Di tingkat lokal, lahan bergeser fungsinya menjadi komoditas, sehingga banyak tanah di Makroman dimiliki pengusaha, bukan petani. Banyak cara dilakukan untuk membuat tanah berpindah tangan. Salah satunya dengan memanggill tokok-tokoh lokal, meminta mereka mencarikan tanah dan akan digaji bulanan, setelah didapat tanah disertifikat, seperti yang dilakukan Abun yang memiliki tanah di beberapa tempat. Selain itu, jual beli tanah berkembang menjadi beragam model. Misalnya, Fee adalah model pembagian hasil yang diberikan perusahaan kepada warga yang tanahnya bersedia digali untuk mendapatkan batubara. Model kontrak dilakukan dengan menyewakan tanahdalam beberapa waktu kepada perusahaan.
Krisis Ekologis dan Marginalisasi Perempuan
Seiring kian banyaknya penambangan di Smarinda, kerusakan lingkungan pun semakin meluas. Banyak tanah dilepaskan akibat meluasnya daya rusak pertambangan batubara. Misalnya, kebun Aisyah yang sering tergenang lumpur batubara, sehingga terpaksa dikontrakkan pada CV arjuna selama 3 tahun seharga Rp 30 juta. Cerita Norman juga menunjukkan susahnya memperoleh air irigasi pertanian setelah banyaknya tambang batubara, sehingga memutuskan menjual tanahnya kepada CV Arjuna. Tidak sampai dua tahun sejak datangnya tambang batubara CV Arjuna pada 2006, bukit-bukit menjadi lubang, air berubah keruh, banjir lumpur di musim hujan, yang berakibat gagal panen dan matinya ikan-ikan di kolam. Selain meninggalkan lubang-lubang bekas tambang, jalan houling yang tak hanya beresiko kecelakaan, tapi juga menebarkan debu yang mengganggu saluran pernafasan. Terbukti, pennyakit yang paling banyak di derita di lingkar tambang batubara adalah gangguan pernafasan.

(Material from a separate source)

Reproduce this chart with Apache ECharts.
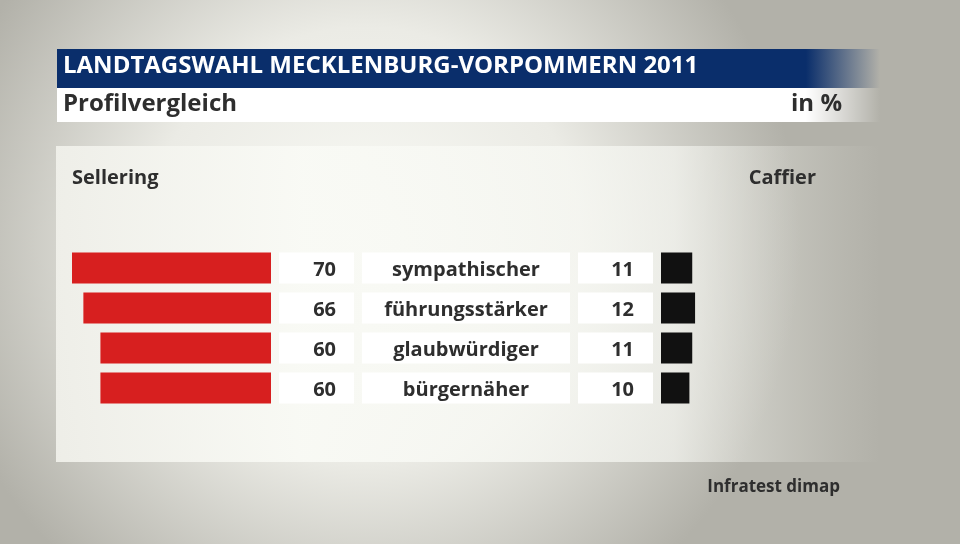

Terlebih, perempuan paling merasakan dampak dari kerusakan sumber air. Pekerjaan perempuan lebih banyak juga tersedia di pertanian. Misalnya, selain ngeramban, Sukiyem biasanya menjadi buruh tani. Berkurangnya lahan pertanian karena berubah menjadi lahan tambang, secara tidak langsung menghilangkan kerja-kerja perempuan di pertanian, mulai nanam, maton dan panen. Sejak maton digantikan dengan pestisida, pekerjaan perempuan pun tidak dibutuhkan.
Kesimpulan
Tulisan Maimunah (2014) ini berhasil mengulas secara luas berbagai aspek yang melatari perubahan agraria dan konsekuensinya terhadap petani perempuan di Kelurahan Makroman. Kajian ini penting dilakukan untuk mengungkap proses pemiskinan terhadap petani perempuan, meski seperti diakui juga oleh Maimunah bahwa penelitian ini tidak menelusuri tuturan perempuan yang mendukung industri penambangan. Keragaman respon perempuan beserta alasan-alasannya nampaknya belum diulas dalam tulisan ini. Sehingga terdapat persoalan yang perlu didiskusikan: kenapa dengan besarnya krisis ekologis dan dampaknya pada perempuan masih belum mampu menggerakkan banyak perempuan untuk melakukan aksi penolakan terhadap penambangan? Terima kasih.